### Dataset excerpt
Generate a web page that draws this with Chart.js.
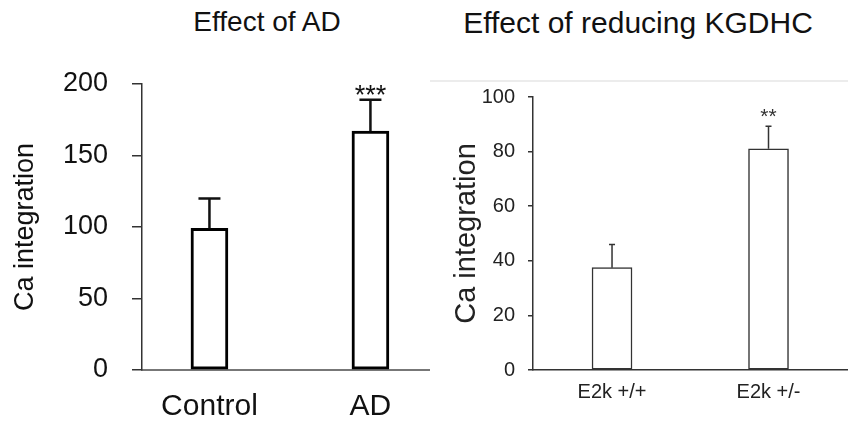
<!DOCTYPE html>
<html>
<head>
<meta charset="utf-8">
<script src="https://cdn.jsdelivr.net/npm/chart.js@4/dist/chart.umd.min.js"></script>
<style>
  body { margin: 0; background: #fff; width: 848px; height: 443px; overflow: hidden; position: relative; font-family: "Liberation Sans", Arial, sans-serif; }
  canvas { position: absolute; top: 0; }
  .title { position: absolute; top: 6px; white-space: nowrap; color: #111; transform: translateX(-50%); }
  #rule { position: absolute; left: 430px; top: 80px; width: 418px; border-top: 2px solid #ececec; }
</style>
</head>
<body>
<div class="title" style="left:267px;font-size:28px;">Effect of AD</div>
<div class="title" style="left:638px;font-size:30px;">Effect of reducing KGDHC</div>
<div id="rule"></div>
<canvas id="adChart" width="430" height="443" style="left:0"></canvas>
<canvas id="kgChart" width="418" height="443" style="left:430px"></canvas>
<script>
// left panel: Effect of AD
const adLabels = ['Control', 'AD'];
const adValues = [99, 167];
const adErrors = [21, 22];
const adStars = ['', '***'];
const adYMax = 200, adYStep = 50;

// right panel: Effect of reducing KGDHC
const kgLabels = ['E2k +/+', 'E2k +/-'];
const kgValues = [37.5, 81];
const kgErrors = [8.5, 8.3];
const kgStars = ['', '**'];
const kgYMax = 100, kgYStep = 20;

// error bars + significance stars, drawn from the y scale
const errorBars = {
  id: 'errorBars',
  afterDatasetsDraw(chart, args, opts) {
    const ctx = chart.ctx;
    const y = chart.scales.y;
    const meta = chart.getDatasetMeta(0);
    ctx.save();
    ctx.strokeStyle = opts.color;
    ctx.lineWidth = opts.width;
    meta.data.forEach((bar, i) => {
      const v = opts.values[i];
      const top = y.getPixelForValue(v + opts.errors[i]);
      const base = y.getPixelForValue(v);
      ctx.beginPath();
      ctx.moveTo(bar.x, base);
      ctx.lineTo(bar.x, top);
      ctx.moveTo(bar.x - opts.cap / 2, top);
      ctx.lineTo(bar.x + opts.cap / 2, top);
      ctx.stroke();
      if (opts.stars[i]) {
        ctx.fillStyle = opts.color;
        ctx.font = opts.starFont;
        ctx.textAlign = 'center';
        ctx.textBaseline = 'alphabetic';
        ctx.fillText(opts.stars[i], bar.x, top + opts.starShift);
      }
    });
    ctx.restore();
  }
};

function makeChart(id, labels, values, errors, stars, yMax, yStep, st) {
  return new Chart(document.getElementById(id), {
    type: 'bar',
    data: {
      datasets: [{
        data: values.map((v, i) => ({ x: i, y: v })),
        backgroundColor: '#fff',
        borderColor: st.barColor,
        borderWidth: st.barBorder,
        borderSkipped: false,
        barThickness: st.barWidth
      }]
    },
    options: {
      responsive: false,
      animation: false,
      layout: { padding: { top: st.top, left: 0, right: 0, bottom: 0 } },
      plugins: {
        legend: { display: false },
        tooltip: { enabled: false },
        errorBars: {
          values: values, errors: errors, stars: stars,
          color: st.errColor, width: st.errWidth, cap: st.cap,
          starFont: st.starFont, starShift: st.starShift
        }
      },
      scales: {
        x: {
          type: 'linear',
          offset: false,
          min: st.xMin, max: st.xMax,
          afterBuildTicks: s => { s.ticks = labels.map((l, i) => ({ value: i })); },
          afterFit: s => { s.height = 73; },
          grid: { display: false, drawTicks: false, offset: false },
          border: { display: true, color: st.baseColor, width: st.baseWidth },
          ticks: {
            callback: v => labels[v],
            color: st.textColor,
            font: st.catFont,
            padding: st.catPad,
            maxRotation: 0,
            autoSkip: false
          }
        },
        y: {
          min: 0, max: yMax,
          afterFit: s => { s.width = st.axisX; },
          grid: { drawOnChartArea: false, color: st.axisColor, lineWidth: st.axisWidth, tickLength: st.tickLen },
          border: { display: true, color: st.axisColor, width: st.axisWidth },
          ticks: { stepSize: yStep, color: st.textColor, font: st.tickFont, padding: st.tickPad },
          title: {
            display: true, text: 'Ca integration', color: st.textColor,
            font: st.titleFont, padding: { top: st.titlePad, bottom: 0 }
          }
        }
      }
    },
    plugins: [errorBars]
  });
}

makeChart('adChart', adLabels, adValues, adErrors, adStars, adYMax, adYStep, {
  top: 84, axisX: 142, xMin: -0.419, xMax: 1.37,
  barColor: '#000', barBorder: 3, barWidth: 37,
  errColor: '#111', errWidth: 2.5, cap: 22,
  starFont: '27px "Liberation Sans"', starShift: 4,
  baseColor: '#777', baseWidth: 2,
  axisColor: '#333', axisWidth: 1.5, tickLen: 10,
  textColor: '#111',
  catFont: { family: 'Liberation Sans', size: 30 }, catPad: 19,
  tickFont: { family: 'Liberation Sans', size: 27 }, tickPad: 24,
  titleFont: { family: 'Liberation Sans', size: 27 }, titlePad: 9
});

makeChart('kgChart', kgLabels, kgValues, kgErrors, kgStars, kgYMax, kgYStep, {
  top: 97, axisX: 103, xMin: -0.505, xMax: 1.508,
  barColor: '#333', barBorder: 1.5, barWidth: 40,
  errColor: '#333', errWidth: 1.5, cap: 6,
  starFont: '21px "Liberation Sans"', starShift: -3,
  baseColor: '#333', baseWidth: 1.5,
  axisColor: '#333', axisWidth: 1.5, tickLen: 5,
  textColor: '#222',
  catFont: { family: 'Liberation Sans', size: 20 }, catPad: 10,
  tickFont: { family: 'Liberation Sans', size: 20 }, tickPad: 13,
  titleFont: { family: 'Liberation Sans', size: 29 }, titlePad: 20
});
</script>
</body>
</html>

### Task statement
Transcribe the preceding listing in its entirety and with exact wording, leaving out pictures.

### Written reply
Generate a web page that draws this with Chart.js.
<!DOCTYPE html>
<html>
<head>
<meta charset="utf-8">
<script src="https://cdn.jsdelivr.net/npm/chart.js@4/dist/chart.umd.min.js"></script>
<style>
  body { margin: 0; background: #fff; width: 848px; height: 443px; overflow: hidden; position: relative; font-family: "Liberation Sans", Arial, sans-serif; }
  canvas { position: absolute; top: 0; }
  .title { position: absolute; top: 6px; white-space: nowrap; color: #111; transform: translateX(-50%); }
  #rule { position: absolute; left: 430px; top: 80px; width: 418px; border-top: 2px solid #ececec; }
</style>
</head>
<body>
<div class="title" style="left:267px;font-size:28px;">Effect of AD</div>
<div class="title" style="left:638px;font-size:30px;">Effect of reducing KGDHC</div>
<div id="rule"></div>
<canvas id="adChart" width="430" height="443" style="left:0"></canvas>
<canvas id="kgChart" width="418" height="443" style="left:430px"></canvas>
<script>
// left panel: Effect of AD
const adLabels = ['Control', 'AD'];
const adValues = [99, 167];
const adErrors = [21, 22];
const adStars = ['', '***'];
const adYMax = 200, adYStep = 50;

// right panel: Effect of reducing KGDHC
const kgLabels = ['E2k +/+', 'E2k +/-'];
const kgValues = [37.5, 81];
const kgErrors = [8.5, 8.3];
const kgStars = ['', '**'];
const kgYMax = 100, kgYStep = 20;

// error bars + significance stars, drawn from the y scale
const errorBars = {
  id: 'errorBars',
  afterDatasetsDraw(chart, args, opts) {
    const ctx = chart.ctx;
    const y = chart.scales.y;
    const meta = chart.getDatasetMeta(0);
    ctx.save();
    ctx.strokeStyle = opts.color;
    ctx.lineWidth = opts.width;
    meta.data.forEach((bar, i) => {
      const v = opts.values[i];
      const top = y.getPixelForValue(v + opts.errors[i]);
      const base = y.getPixelForValue(v);
      ctx.beginPath();
      ctx.moveTo(bar.x, base);
      ctx.lineTo(bar.x, top);
      ctx.moveTo(bar.x - opts.cap / 2, top);
      ctx.lineTo(bar.x + opts.cap / 2, top);
      ctx.stroke();
      if (opts.stars[i]) {
        ctx.fillStyle = opts.color;
        ctx.font = opts.starFont;
        ctx.textAlign = 'center';
        ctx.textBaseline = 'alphabetic';
        ctx.fillText(opts.stars[i], bar.x, top + opts.starShift);
      }
    });
    ctx.restore();
  }
};

function makeChart(id, labels, values, errors, stars, yMax, yStep, st) {
  return new Chart(document.getElementById(id), {
    type: 'bar',
    data: {
      datasets: [{
        data: values.map((v, i) => ({ x: i, y: v })),
        backgroundColor: '#fff',
        borderColor: st.barColor,
        borderWidth: st.barBorder,
        borderSkipped: false,
        barThickness: st.barWidth
      }]
    },
    options: {
      responsive: false,
      animation: false,
      layout: { padding: { top: st.top, left: 0, right: 0, bottom: 0 } },
      plugins: {
        legend: { display: false },
        tooltip: { enabled: false },
        errorBars: {
          values: values, errors: errors, stars: stars,
          color: st.errColor, width: st.errWidth, cap: st.cap,
          starFont: st.starFont, starShift: st.starShift
        }
      },
      scales: {
        x: {
          type: 'linear',
          offset: false,
          min: st.xMin, max: st.xMax,
          afterBuildTicks: s => { s.ticks = labels.map((l, i) => ({ value: i })); },
          afterFit: s => { s.height = 73; },
          grid: { display: false, drawTicks: false, offset: false },
          border: { display: true, color: st.baseColor, width: st.baseWidth },
          ticks: {
            callback: v => labels[v],
            color: st.textColor,
            font: st.catFont,
            padding: st.catPad,
            maxRotation: 0,
            autoSkip: false
          }
        },
        y: {
          min: 0, max: yMax,
          afterFit: s => { s.width = st.axisX; },
          grid: { drawOnChartArea: false, color: st.axisColor, lineWidth: st.axisWidth, tickLength: st.tickLen },
          border: { display: true, color: st.axisColor, width: st.axisWidth },
          ticks: { stepSize: yStep, color: st.textColor, font: st.tickFont, padding: st.tickPad },
          title: {
            display: true, text: 'Ca integration', color: st.textColor,
            font: st.titleFont, padding: { top: st.titlePad, bottom: 0 }
          }
        }
      }
    },
    plugins: [errorBars]
  });
}

makeChart('adChart', adLabels, adValues, adErrors, adStars, adYMax, adYStep, {
  top: 84, axisX: 142, xMin: -0.419, xMax: 1.37,
  barColor: '#000', barBorder: 3, barWidth: 37,
  errColor: '#111', errWidth: 2.5, cap: 22,
  starFont: '27px "Liberation Sans"', starShift: 4,
  baseColor: '#777', baseWidth: 2,
  axisColor: '#333', axisWidth: 1.5, tickLen: 10,
  textColor: '#111',
  catFont: { family: 'Liberation Sans', size: 30 }, catPad: 19,
  tickFont: { family: 'Liberation Sans', size: 27 }, tickPad: 24,
  titleFont: { family: 'Liberation Sans', size: 27 }, titlePad: 9
});

makeChart('kgChart', kgLabels, kgValues, kgErrors, kgStars, kgYMax, kgYStep, {
  top: 97, axisX: 103, xMin: -0.505, xMax: 1.508,
  barColor: '#333', barBorder: 1.5, barWidth: 40,
  errColor: '#333', errWidth: 1.5, cap: 6,
  starFont: '21px "Liberation Sans"', starShift: -3,
  baseColor: '#333', baseWidth: 1.5,
  axisColor: '#333', axisWidth: 1.5, tickLen: 5,
  textColor: '#222',
  catFont: { family: 'Liberation Sans', size: 20 }, catPad: 10,
  tickFont: { family: 'Liberation Sans', size: 20 }, tickPad: 13,
  titleFont: { family: 'Liberation Sans', size: 29 }, titlePad: 20
});
</script>
</body>
</html>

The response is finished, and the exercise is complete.